Между тем, сама фраза “С генваря очень занят Петром” бесспорно означает лишь одно, что поэт в этом месяце работал над “Историей Петра” особенно напряженно. Слово “занят”, даже с указанием отправной точки действия, только предположительно, как один из вариантов прочтения, можно соотнести со словом “начал”. Но тогда следует более убедительно, чем это сделал Попов, объяснить пушкинские строки из писем к жене, относящиеся к лету 1834 года: “Ты спрашиваешь меня о “Петре”? идет помаленьку; скопляю материалы - привожу в порядок” (XV, 154) и ““Петр 1-й” идет; того и гляди напечатаю 1 -й том к зиме” (XV, 159). Исследователь утверждает, что “если исходить из сохранившихся бумаг Пушкина, то нет никаких данных предполагать, чтобы до 1835 г. Пушкиным была проделана какая-либо систематическая работа по Петру. Анализируемые нами рукописи 1835 г. во всяком случае не обнаруживают следов каких-либо предшествующих архивных занятий” 195. Иными словами, Попов оспаривает Пушкина. Томашевский же и вовсе игнорирует эти строки поэта. Однако, их наличие свидетельствует, что в приведенной выше дневниковой записи поэта не могло идти речи о начале пушкинской работы, а значит, сама запись не может служить основанием для точной датировки рукописи.

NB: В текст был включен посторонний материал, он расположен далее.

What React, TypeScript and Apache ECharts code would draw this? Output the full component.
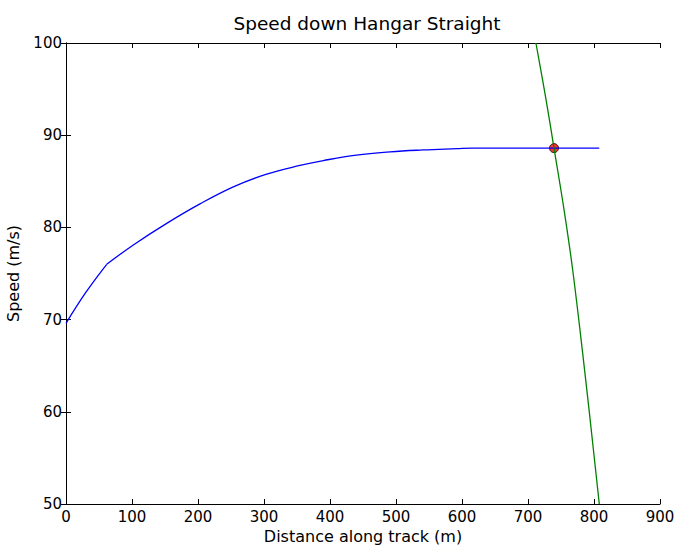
import React, { useEffect, useRef } from "react";
import * as echarts from "echarts";

const titleText = "Speed down Hangar Straight";
const xName = "Distance along track (m)";
const yName = "Speed (m/s)";

// Blue: speed achieved accelerating down the straight (two phases)
const accelDist1 = [0, 30, 61.7];
const accelSpeed1 = [69.6, 72.95, 76.0];
const accelDist2 = [61.7, 102, 152.6, 203, 253.5, 304, 354.5, 390, 440, 491, 541, 592, 615, 808];
const accelSpeed2 = [76.0, 78.1, 80.44, 82.55, 84.4, 85.78, 86.72, 87.25, 87.85, 88.2, 88.4, 88.54, 88.6, 88.6];

// Green: braking curve
const brakeDist = [712, 727, 739.4, 755.5, 768.4, 785.8, 800.3, 808];
const brakeSpeed = [100, 94, 88.6, 81.5, 75, 64.5, 55.1, 50];

// Intersection point
const crossDist = [739.4];
const crossSpeed = [88.6];

const FONT = "DejaVu Sans";

export default function App() {
  const ref = useRef<HTMLDivElement>(null);
  useEffect(() => {
    if (!ref.current) return;
    const chart = echarts.init(ref.current, undefined, { renderer: "svg" });
    const tickCommon = {
      axisLine: { show: true, lineStyle: { color: "#000", width: 1 } },
      axisTick: { show: true, inside: true, length: 5, lineStyle: { color: "#000", width: 1 } },
      splitLine: { show: false },
    };
    const lineCommon = { type: "line", showSymbol: false, clip: true, smooth: 0.4 };
    chart.setOption({
      animation: false,
      backgroundColor: "#fff",
      title: {
        text: titleText,
        left: 362,
        top: 9,
        textAlign: "center",
        textStyle: { fontFamily: FONT, fontSize: 18.5, fontWeight: "normal", color: "#000" },
      },
      grid: { left: 66, right: 18, top: 43, bottom: 43, show: false, outerBoundsMode: "none" },
      xAxis: [
        {
          type: "value",
          min: 0,
          max: 900,
          interval: 100,
          position: "bottom",
          name: xName,
          nameLocation: "middle",
          nameGap: 24,
          nameTextStyle: { fontFamily: FONT, fontSize: 16, color: "#000", verticalAlign: "top" },
          axisLabel: { fontFamily: FONT, fontSize: 15, color: "#000", margin: 5 },
          ...tickCommon,
        },
        {
          type: "value",
          min: 0,
          max: 900,
          interval: 100,
          position: "top",
          axisLabel: { show: false },
          ...tickCommon,
        },
      ],
      yAxis: [
        {
          type: "value",
          min: 50,
          max: 100,
          interval: 10,
          position: "left",
          name: yName,
          nameLocation: "middle",
          nameGap: 45,
          nameTextStyle: { fontFamily: FONT, fontSize: 16, color: "#000" },
          axisLabel: { fontFamily: FONT, fontSize: 15, color: "#000", margin: 4 },
          ...tickCommon,
        },
        {
          type: "value",
          min: 50,
          max: 100,
          interval: 10,
          position: "right",
          axisLabel: { show: false },
          ...tickCommon,
        },
      ],
      series: [
        {
          ...lineCommon,
          data: accelDist1.map((d, i) => [d, accelSpeed1[i]]),
          lineStyle: { color: "#0000ff", width: 1.3 },
        },
        {
          ...lineCommon,
          data: accelDist2.map((d, i) => [d, accelSpeed2[i]]),
          lineStyle: { color: "#0000ff", width: 1.3 },
        },
        {
          ...lineCommon,
          data: brakeDist.map((d, i) => [d, brakeSpeed[i]]),
          lineStyle: { color: "#008000", width: 1.3 },
        },
        {
          type: "scatter",
          data: crossDist.map((d, i) => [d, crossSpeed[i]]),
          symbol: "circle",
          symbolSize: 9,
          itemStyle: { color: "#ff0000", borderColor: "#000", borderWidth: 1 },
        },
      ],
    });
    return () => chart.dispose();
  }, []);
  return <div ref={ref} style={{ width: 678, height: 547, position: "fixed", left: 0, top: 0 }} />;
}
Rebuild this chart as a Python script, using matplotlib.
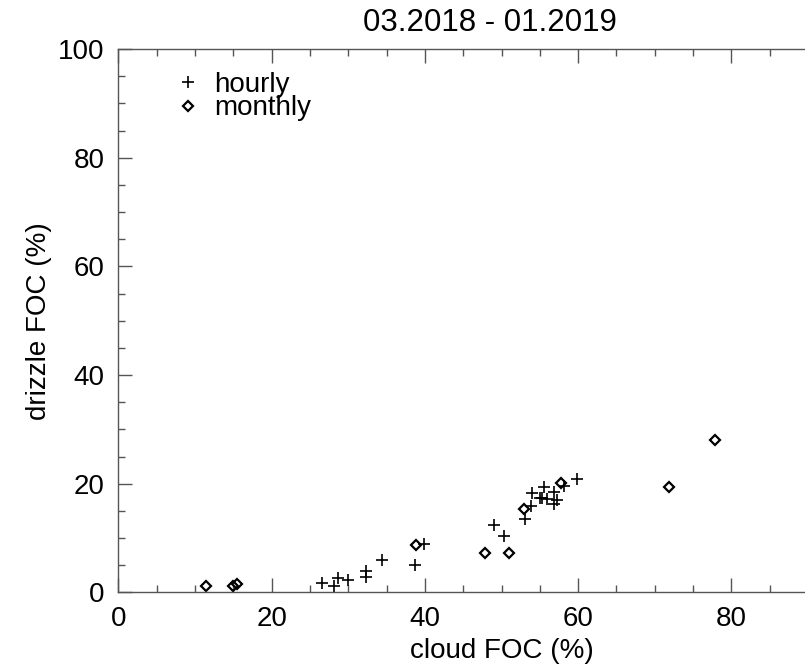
import matplotlib
matplotlib.use("Agg")
import matplotlib.pyplot as plt
from matplotlib.ticker import MultipleLocator
from matplotlib.lines import Line2D

plt.rcParams["font.family"] = ["Liberation Sans", "DejaVu Sans"]

# hourly cloud / drizzle frequency of occurrence (%)
hourly_cloud = [26.6, 28.2, 28.7, 30.0, 32.3, 32.3, 34.4, 38.7, 39.9, 49.0,
                50.3, 53.1, 53.8, 54.0, 55.0, 55.6, 55.3, 55.9, 56.8, 57.2,
                56.8, 58.1, 59.8]
hourly_drizzle = [1.8, 1.1, 2.6, 2.2, 3.9, 2.9, 5.9, 5.0, 8.9, 12.3,
                  10.3, 13.5, 15.8, 18.2, 17.4, 19.3, 17.3, 17.2, 18.4, 17.0,
                  16.2, 19.6, 20.9]

# monthly values
monthly_cloud = [11.5, 14.9, 15.5, 38.8, 47.8, 51.0, 52.9, 57.8, 71.8, 77.9]
monthly_drizzle = [1.1, 1.2, 1.5, 8.7, 7.3, 7.2, 15.4, 20.2, 19.4, 28.0]

fig = plt.figure(figsize=(8.05, 6.64), dpi=100)
ax = fig.add_axes([0.147, 0.108, 0.952, 0.818])

ax.plot(hourly_cloud, hourly_drizzle, linestyle="none", marker="+",
        markersize=8, markeredgewidth=1.2, color="black", clip_on=False)
ax.plot(monthly_cloud, monthly_drizzle, linestyle="none", marker="D",
        markersize=5, markeredgewidth=1.6, markerfacecolor="none",
        markeredgecolor="black", clip_on=False)

ax.set_xlim(0, 100)
ax.set_ylim(0, 100)
ax.xaxis.set_major_locator(MultipleLocator(20))
ax.xaxis.set_minor_locator(MultipleLocator(5))
ax.yaxis.set_major_locator(MultipleLocator(20))
ax.yaxis.set_minor_locator(MultipleLocator(5))
ax.tick_params(which="both", direction="in", top=True, right=True,
               color="#555555", labelsize=20, pad=10)
ax.tick_params(which="major", length=10, width=1)
ax.tick_params(which="minor", length=5, width=1)
for sp in ax.spines.values():
    sp.set_color("#555555")
    sp.set_linewidth(1)

# x=100 sits past the right edge of the canvas; its label would be clipped
fig.canvas.draw()
for lbl in ax.get_xticklabels():
    if lbl.get_text() == "100":
        lbl.set_visible(False)

ax.set_xlabel("cloud FOC (%)", fontsize=20, labelpad=4)
ax.set_ylabel("drizzle FOC (%)", fontsize=20, labelpad=4)
fig.text(0.609, 0.966, "03.2018 - 01.2019", fontsize=22.5, ha="center",
         va="center")

handles = [
    Line2D([], [], linestyle="none", marker="+", markersize=8,
           markeredgewidth=1.2, color="black", label="hourly"),
    Line2D([], [], linestyle="none", marker="D", markersize=5,
           markeredgewidth=1.6, markerfacecolor="none",
           markeredgecolor="black", label="monthly"),
]
ax.legend(handles=handles, loc="upper left", bbox_to_anchor=(0.058, 0.978),
          frameon=False, fontsize=20, handlelength=1.0, handletextpad=0.45,
          labelspacing=-0.1, borderaxespad=0)

fig.savefig("out.png", dpi=100)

Далее Попов замечает, что “палеографические признаки рукописей не дают более твердых, уточняющих указаний для датировки, но вместе с тем находятся в соответствии с вышеизложенными соображениями” 196. С первой частью высказывания автора можно согласиться - палеографические признаки, действительно, не дают и не могут дать решительных сведений, но заявление о “соответствии” требует критического отношения. Так, утверждение Попова: “В первых тетрадях преобладает бумага 1833 г., с шестой тетради - 1834 г.” 197 не совсем справедливо. Во-первых, не с шестой, а как минимум с седьмой, если иметь в виду, что рукопись
118
следующей восьмой тетради утрачена, а во-вторых, начиная с 23-й тетради, преобладание бумаги 1833 года возобновляется. Причем, если брать во внимание не только год, но и номер бумаги можно сделать довольно любопытное открытие (см. Приложение 2). Первые и заключительные главы “Истории Петра” написаны на бумаге, чаще используемой поэтом в последний год жизни. Таким образом, середина рукописи оказывается наиболее ранней. Есть своя закономерность в распределении первых и последних глав: по времени написания именно первые являются самыми поздними. Тетради с “1695-1698 гг.” по “1701-1702 гг.” написаны на той же бумаге № 139 с водяным знаком “А.Г 1833”, что, например, и предсмертная статья Пушкина “О Мильтоне и Шатобриановом переводе “Потерянного рая””198 или черновик письма Аршиаку от 27 января 1837 года. 199 Писал Пушкин на ней и раньше, в 1835 году “Сцены из рыцарских времен”200 и предположительно в 1834 году наброски неоконченной статьи о Дельвиге, но пик ее использования пришелся на конец 1836 - начало 1837 годов.